FCC hears wrath of Senate Dems
EmptyWASHINGTON -- Senate Democrats on Thursday pressured the five FCC commissioners to set programming requirements for broadcasters as part of the industry's mandate to operate in the public interest.
In the FCC's first appearance before the Senate Commerce Committee since the Democrats took control of Congress, the lawmakers weren't shy about voicing their objections to what appears on TV.
Sen. John Rockefeller, D-W.Va., called television a menu filled with "junk, sex and scandals." Rockefeller and other Democrats -- most notably Sens. Byron Dorgan of North Dakota and Frank Lautenberg of New Jersey -- complained that the FCC was abdicating its obligation to police the airwaves.
"I think TV is in the worst state it's ever been in," Rockefeller said. "I'm convinced the FCC has abandoned its core responsibility."

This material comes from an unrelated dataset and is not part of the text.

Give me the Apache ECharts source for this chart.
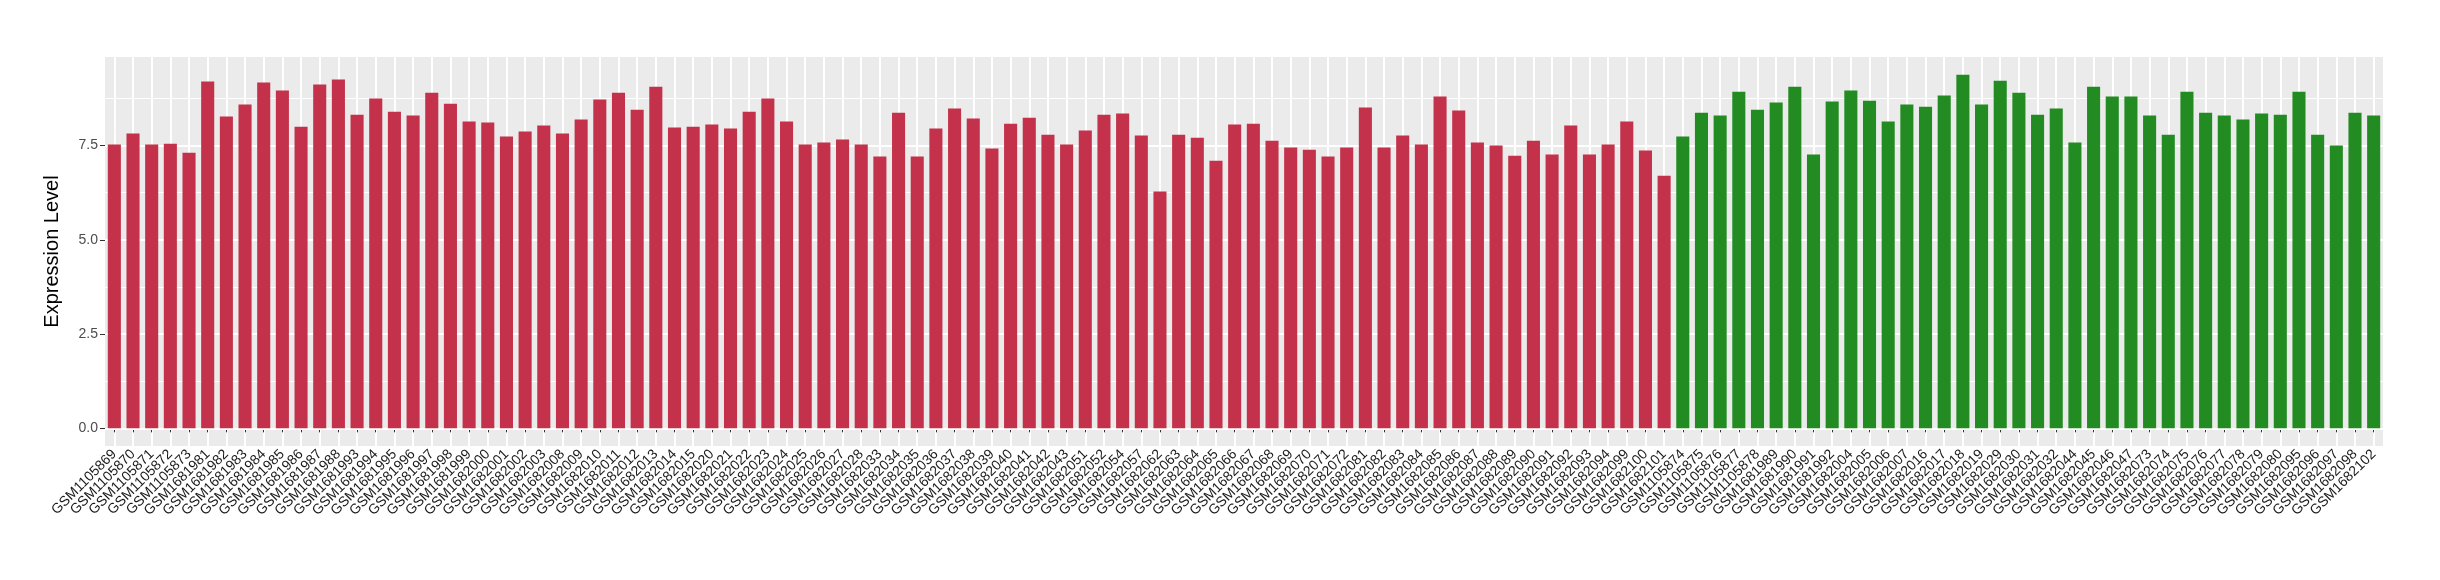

The lawmakers pushed FCC chairman Kevin Martin, a Republican, to commence a rule that would define exactly what programming constitutes the "public interest."
"It seems to me (that) the public-interest standards have been completely emasculated, and I'm hoping you will start a notice of proposed rulemaking on public-interest standards," Dorgan said.
Although Martin hasn't been shy about bashing broadcasters for their programming -- he has been aggressively pursuing them for violating the nation's indecency laws -- he expressed hesitation over a commitment that requires broadcasters to air certain types of programming.
"I'm not convinced yet that we need to have the kind of requirement some people have urged us to announce, which is that broadcasters would have an obligation to put on certain kinds of programming," Martin said.
He told the lawmakers that he did not object to a requirement that broadcasters prove they are operating in the public interest.
"I do think it's important, and I have supported more extensive reporting requirements," he told the lawmakers.
In exchange for getting the use of the airwaves for free from the government, broadcasters are required to operate in the "public interest, convenience and necessity." While there have been different obligations placed on broadcasters under that legal rubric, exactly what that is has never been explicitly spelled out.
Dorgan and the other lawmakers appear to want some regulatory certainty about it.
"This commission is about regulation," Dorgan said. "I always worry a little when I hear regulators shy away from regulation. The market from time to time needs a referee. That's the job of the FCC, in my opinion."